__WRITTEN REQUEST__
Reply with the count of lines holding "standalone", nothing more.

── TASK INPUTS

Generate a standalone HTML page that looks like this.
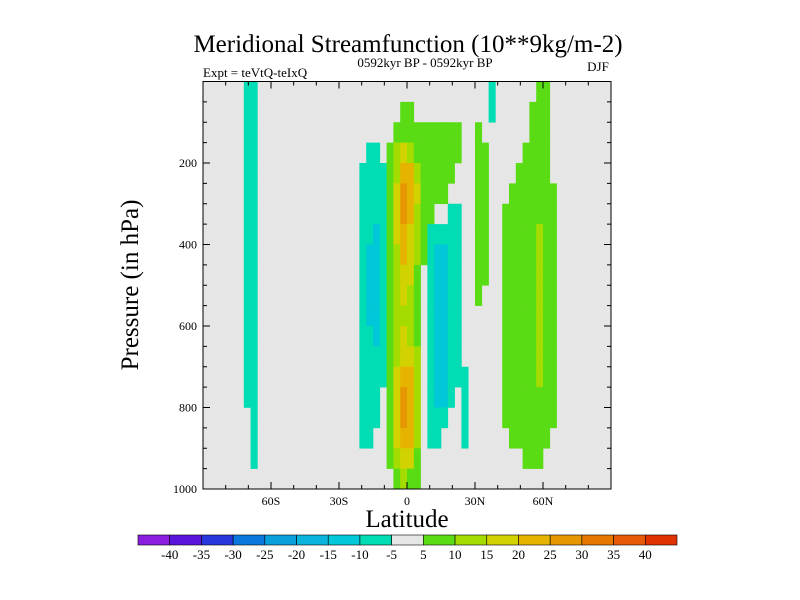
<!DOCTYPE html>
<html><head><meta charset="utf-8"><style>
body{margin:0;background:#fff;}
svg{display:block;font-family:"Liberation Serif",serif;}
</style></head><body>
<svg id="chart" width="800" height="600" viewBox="0 0 800 600">
<text x="408" y="52" font-size="25" text-anchor="middle">Meridional Streamfunction (10**9kg/m-2)</text>
<text x="203" y="77" font-size="13">Expt = teVtQ-teIxQ</text>
<text x="425" y="67" font-size="13" text-anchor="middle">0592kyr BP - 0592kyr BP</text>
<text x="598" y="71" font-size="13" text-anchor="middle">DJF</text>
<text transform="translate(138,285) rotate(-90)" font-size="25" text-anchor="middle">Pressure (in hPa)</text>
<text x="407" y="527" font-size="25" text-anchor="middle">Latitude</text>
<g id="cells"></g><g id="axes"></g><g id="cbar"></g>
</svg>
<script>
const latEdgesStart = -90, latStep = 3;
const pStep = 50;
const yTicks = [200,400,600,800,1000];
const xTicks = [-60,-30,0,30,60];
const xTickLabels = ["60S","30S","0","30N","60N"];
const cbarLabels = [-40,-35,-30,-25,-20,-15,-10,-5,5,10,15,20,25,30,35,40];
const cbarColors = ["#8c1ee0","#5a14dc","#2837dc","#0a78dc","#0aa0dc","#0ab4dc","#00c8d8","#00dcb4","#e6e6e6","#5adc14","#a5dc00","#d2d200","#e6b400","#e69600","#e67800","#e65a0a","#e03200"];
const Z6=[0,0,0,0,0,0],Z15=Array(15).fill(0),Z8=Array(8).fill(0);
function row(a,b,c,d,e,f,g,h,i,j){return [...Z6,...a,...Z15,...b,...c,...d,e,...f,g,h,...i,...Z8];}
const field = [
row([-7,-7],[0,0,0,0],[0,0,0,0,0,0],[0,0,0,0,0,0],0,[0,0],-7,0,[0,0,0,0,0,7,7,0]),
row([-7,-7],[0,0,0,0],[0,0,7,7,0,0],[0,0,0,0,0,0],0,[0,0],-7,0,[0,0,0,0,7,7,7,0]),
row([-7,-7],[0,0,0,0],[0,7,7,7,7,7],[7,7,7,7,7,0],0,[7,0],0,0,[0,0,0,0,7,7,7,0]),
row([-7,-7],[0,-7,-7,0],[7,12,17,12,7,7],[7,7,7,7,7,0],0,[7,7],0,0,[0,0,0,7,7,7,7,0]),
row([-7,-7],[-7,-7,-7,-7],[7,12,22,22,12,7],[7,7,7,7,0,0],0,[7,7],0,0,[0,0,7,7,7,7,7,0]),
row([-7,-7],[-7,-7,-7,-7],[7,17,27,22,17,7],[7,7,7,0,0,0],0,[7,7],0,0,[0,7,7,7,7,7,7,7]),
row([-7,-7],[-7,-7,-7,-7],[7,17,27,22,12,7],[7,0,0,-7,-7,0],0,[7,7],0,0,[7,7,7,7,7,7,7,7]),
row([-7,-7],[-7,-7,-12,-7],[7,17,22,17,12,7],[-7,-7,-7,-7,-7,0],0,[7,7],0,0,[7,7,7,7,7,12,7,7]),
row([-7,-7],[-7,-12,-12,-7],[7,12,22,17,12,7],[-7,-12,-12,-7,-7,0],0,[7,7],0,0,[7,7,7,7,7,12,7,7]),
row([-7,-7],[-7,-12,-12,-7],[7,12,17,17,7,0],[-7,-12,-12,-7,-7,0],0,[7,7],0,0,[7,7,7,7,7,12,7,7]),
row([-7,-7],[-7,-12,-12,-7],[7,12,17,12,7,0],[-7,-12,-12,-7,-7,0],0,[7,0],0,0,[7,7,7,7,7,12,7,7]),
row([-7,-7],[-7,-12,-12,-7],[7,12,12,12,7,0],[-7,-12,-12,-7,-7,0],0,[0,0],0,0,[7,7,7,7,7,12,7,7]),
row([-7,-7],[-7,-7,-12,-7],[7,12,17,12,7,0],[-7,-12,-12,-7,-7,0],0,[0,0],0,0,[7,7,7,7,7,12,7,7]),
row([-7,-7],[-7,-7,-7,-7],[7,12,17,17,12,0],[-7,-12,-12,-7,-7,0],0,[0,0],0,0,[7,7,7,7,7,12,7,7]),
row([-7,-7],[-7,-7,-7,-7],[7,17,22,22,12,0],[-7,-12,-12,-7,-7,-7],0,[0,0],0,0,[7,7,7,7,7,12,7,7]),
row([-7,-7],[-7,-7,-7,0],[7,17,27,22,12,0],[-7,-12,-12,-7,0,-7],0,[0,0],0,0,[7,7,7,7,7,7,7,7]),
row([0,-7],[-7,-7,-7,0],[7,17,27,22,12,0],[-7,-7,-7,0,0,-7],0,[0,0],0,0,[7,7,7,7,7,7,7,7]),
row([0,-7],[-7,-7,0,0],[7,17,22,22,12,0],[-7,-7,0,0,0,-7],0,[0,0],0,0,[0,7,7,7,7,7,7,0]),
row([0,-7],[0,0,0,0],[7,12,17,17,7,0],[0,0,0,0,0,0],0,[0,0],0,0,[0,0,0,7,7,7,0,0]),
row([0,0],[0,0,0,0],[0,7,12,7,7,0],[0,0,0,0,0,0],0,[0,0],0,0,[0,0,0,0,0,0,0,0])
];
const NS="http://www.w3.org/2000/svg";
const X0=203,X1=611,Y0=81.5,Y1=489;
const xs=lat=>X0+(lat+90)/180*(X1-X0);
const ys=p=>Y0+p/1000*(Y1-Y0);
function color(v){let k;
  if(v<=-5)k=Math.floor((v+45)/5);
  else if(v>=5)k=Math.floor((v-5)/5)+9;
  else k=8;
  k=Math.max(0,Math.min(cbarColors.length-1,k));return cbarColors[k];}
const cells=document.getElementById('cells');
const bg=document.createElementNS(NS,'rect');


bg.setAttribute('x',X0);bg.setAttribute('y',Y0);bg.setAttribute('width',X1-X0);bg.setAttribute('height',Y1-Y0);bg.setAttribute('fill','#e6e6e6');
cells.appendChild(bg);
field.forEach((r,ri)=>r.forEach((v,ci)=>{
  if(v===0)return;
  const la=latEdgesStart+ci*latStep, p=ri*pStep;
  const c=document.createElementNS(NS,'rect');
  
  
  c.setAttribute('x',xs(la));c.setAttribute('y',ys(p));
  c.setAttribute('width',xs(la+latStep)-xs(la)+0.3);c.setAttribute('height',ys(p+pStep)-ys(p)+0.3);
  c.setAttribute('fill',color(v));
  cells.appendChild(c);
}));
const ax=document.getElementById('axes');
function line(x1,y1,x2,y2,w,name){const l=document.createElementNS(NS,'line');


l.setAttribute('x1',x1);l.setAttribute('y1',y1);l.setAttribute('x2',x2);l.setAttribute('y2',y2);l.setAttribute('stroke','#000');l.setAttribute('stroke-width',w);ax.appendChild(l);}
function text(x,y,s,anchor,size,name){const t=document.createElementNS(NS,'text');


t.setAttribute('x',x);t.setAttribute('y',y);t.setAttribute('text-anchor',anchor);t.setAttribute('font-size',size);t.textContent=s;ax.appendChild(t);return t;}
const fr=document.createElementNS(NS,'rect');


fr.setAttribute('x',X0);fr.setAttribute('y',Y0);fr.setAttribute('width',X1-X0);fr.setAttribute('height',Y1-Y0);fr.setAttribute('fill','none');fr.setAttribute('stroke','#000');fr.setAttribute('stroke-width',1);ax.appendChild(fr);
for(let p=50;p<1000;p+=50){const maj=yTicks.includes(p);const L=maj?7:4;
line(X0,ys(p),X0+L,ys(p),1,'y-tick');line(X1,ys(p),X1-L,ys(p),1,'y-tick');}
yTicks.forEach(p=>text(X0-6,ys(p)+4,String(p),'end',12,'y-tick-label'));
for(let la=-80;la<=80;la+=10){const maj=xTicks.includes(la);const L=maj?7:4;
line(xs(la),Y1,xs(la),Y1-L,1,'x-tick');line(xs(la),Y0,xs(la),Y0+L,1,'x-tick');}
xTicks.forEach((la,i)=>text(xs(la),Y1+16,xTickLabels[i],'middle',12,'x-tick-label'));
const cb=document.getElementById('cbar');
const CB0=138,CB1=677,CBY=535,CBH=10,bw=(CB1-CB0)/cbarColors.length;
cbarColors.forEach((c,i)=>{const r=document.createElementNS(NS,'rect');


r.setAttribute('x',CB0+i*bw);r.setAttribute('y',CBY);r.setAttribute('width',bw);r.setAttribute('height',CBH);r.setAttribute('fill',c);r.setAttribute('stroke','#000');r.setAttribute('stroke-width',0.6);cb.appendChild(r);});
cbarLabels.forEach((v,i)=>{const t=document.createElementNS(NS,'text');


t.setAttribute('x',CB0+(i+1)*bw);t.setAttribute('y',CBY+CBH+14);t.setAttribute('text-anchor','middle');t.setAttribute('font-size',13);t.textContent=String(v);cb.appendChild(t);});
</script>
</body></html>
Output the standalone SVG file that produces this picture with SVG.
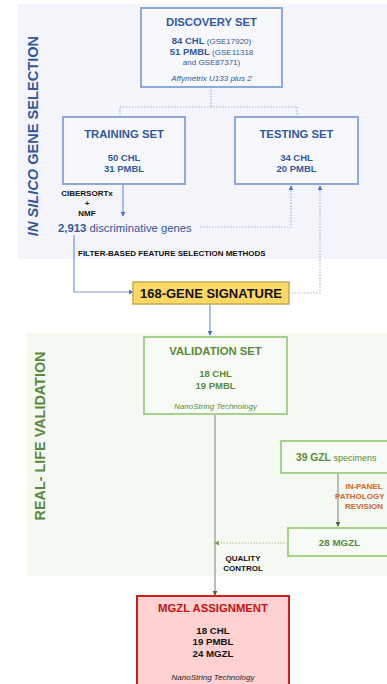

────

__RESPONSE__
2